Total 1.003 TPS di Provinsi Banten berada di zona rawan bencana banjir. Masing-masing 147 TPS ada di Kabupaten Pandeglang, Kabupaten Lebak 97 TPS, Kabupaten Tangerang 67 TPS, Kabupaten Serang 70 TPS, Kota Tangerang 388 TPS, Kota Cilegon 47 TPS, Kota Serang 19 TPS, dan Kota Tangerang Selatan 168 TPS. Pernyataan ini datang langsung dari Komisioner Komisi Pemilihan Umum (KPU) Provinsi Banten, Akhmad Subagja. Apalagi menurutnya, curah hujan di Provinsi Banten cukup tinggi beberapa hari lalu, dan ada daerah yang terkena bencana banjir.
Akhmad telah memberikan saran kepada KPU kabupaten/kota untuk mengantisipasi hal ini. Ia meminta mereka berkoordinasi dengan pemda untuk merelokasi TPS jika berada di zona rawan banjir. Misalnya, membangun TPS di dataran yang lebih tinggi, atau jauh dari zona banjir.
“Tentu KPU menyarankan TPS agar dibuat di daerah dataran yang jauh dari banjir, dan memanfaatkan daerah yang lebih tinggi,” kata Subagja, Jumat 9 Februari 2024.

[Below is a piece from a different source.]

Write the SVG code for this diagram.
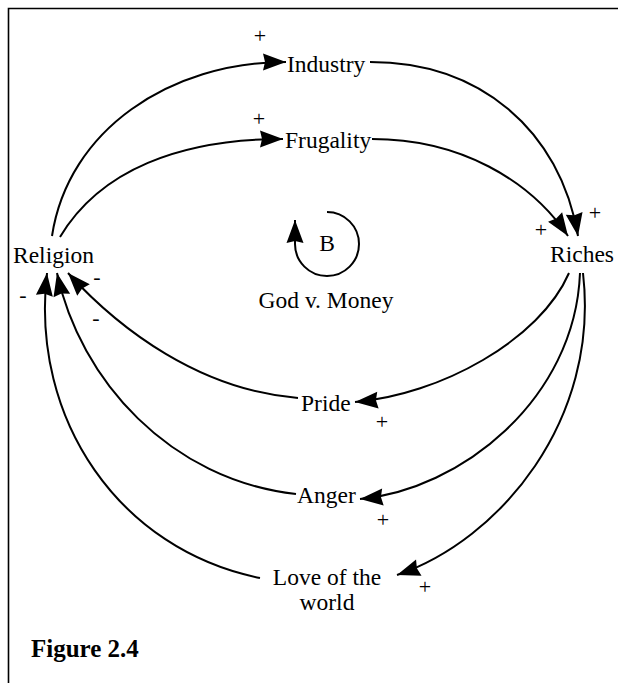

BNPB mencatat 178 bencana banjir dan 59 tanah longsor pernah terjadi di Provinsi Banten sepanjang periode 2014-2021. Hanya saja, BNPB tidak menampilkan data bencana untuk periode 2022-2023 di laman dibi.bnpb.go.id. Bencana banjir tertinggi pernah terjadi pada 2020, yaitu 47 bencana. Longsor juga paling tinggi pada 2020 sebanyak 14 bencana. Berikut ini data selengkapnya.

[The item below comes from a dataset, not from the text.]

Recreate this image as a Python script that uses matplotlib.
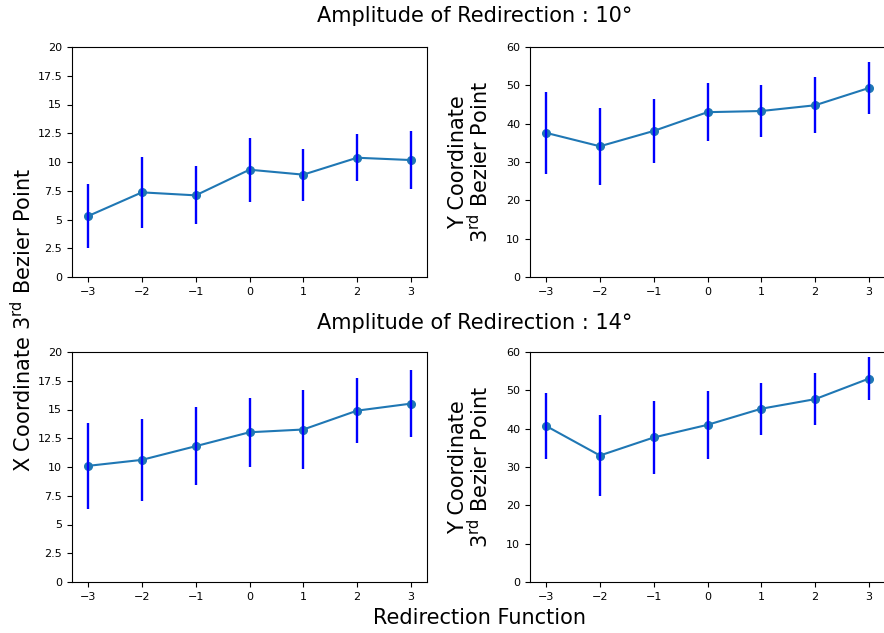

Bagaimana dengan pihak pemda setempat? Penjabat Sekda Provinsi Banten, Virgojanti, mengatakan pemerintah telah meminta BPBD berperan aktif untuk menangani bencana ini, dan memetakan titik rawan sebagai langkah antisipasi. Terutama membuat perencanaan cadangan di tempat yang lebih aman. Pihaknya juga telah berkoordinasi dengan Forkopimda (Forum Koordinasi Pimpinan Daerah) dan kepala daerah di delapan kabupaten/kota agar mengantisipasi terjadinya gangguan selama perhelatan pemilu.
“Apalagi BMKG sudah memberitahukan potensi cuaca ekstrem bisa saja terjadi. Itu tentu tidak bisa kami cegah, yang penting bagaimana mitigasinya kami perkuat,” katanya.

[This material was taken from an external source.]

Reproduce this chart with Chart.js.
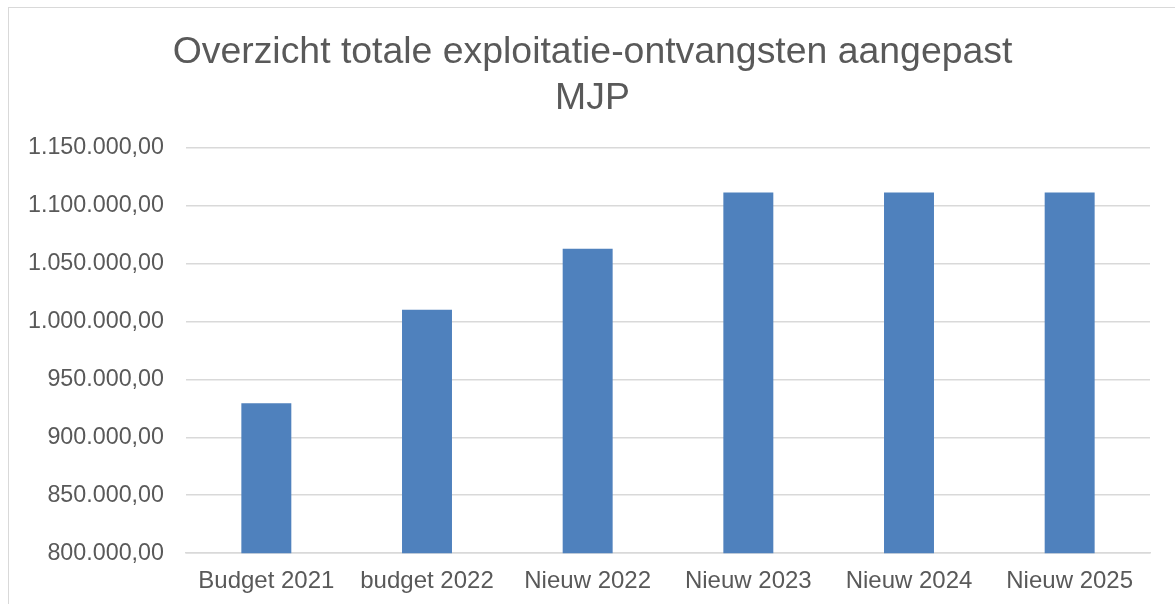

Namun, mitigasi ini apakah benar-benar sudah dikoordinasikan secara detail dengan para pihak di semua daerah? Misalkan, tata cara penyelamatan kotak suara di TPS yang kebanjiran, dan siapa yang punya hak untuk menyentuh kotak suara. Sebagai pihak yang menangani bencana dan mitigasi, Kepala BPBD Lebak, Febby Rizki Pratama, agak cemas ketika harus memegang kotak suara tersebut.
"Kita perlu memitigasi itu, dan yang paling penting adalah penyelamatan kotak suara. Apakah boleh dipegang (kotak suara), itu yang kami belum tahu," katanya.
Meski begitu, Febby tetap berkoordinasi dengan para penyelenggara pemilu. Pihaknya berencana menyebarkan personel tambahan di daerah TPS yang memiliki zona merah rawan bencana. Termasuk akan menggeser perahu ke wilayah rawan jika memerlukan evakuasi dengan cepat.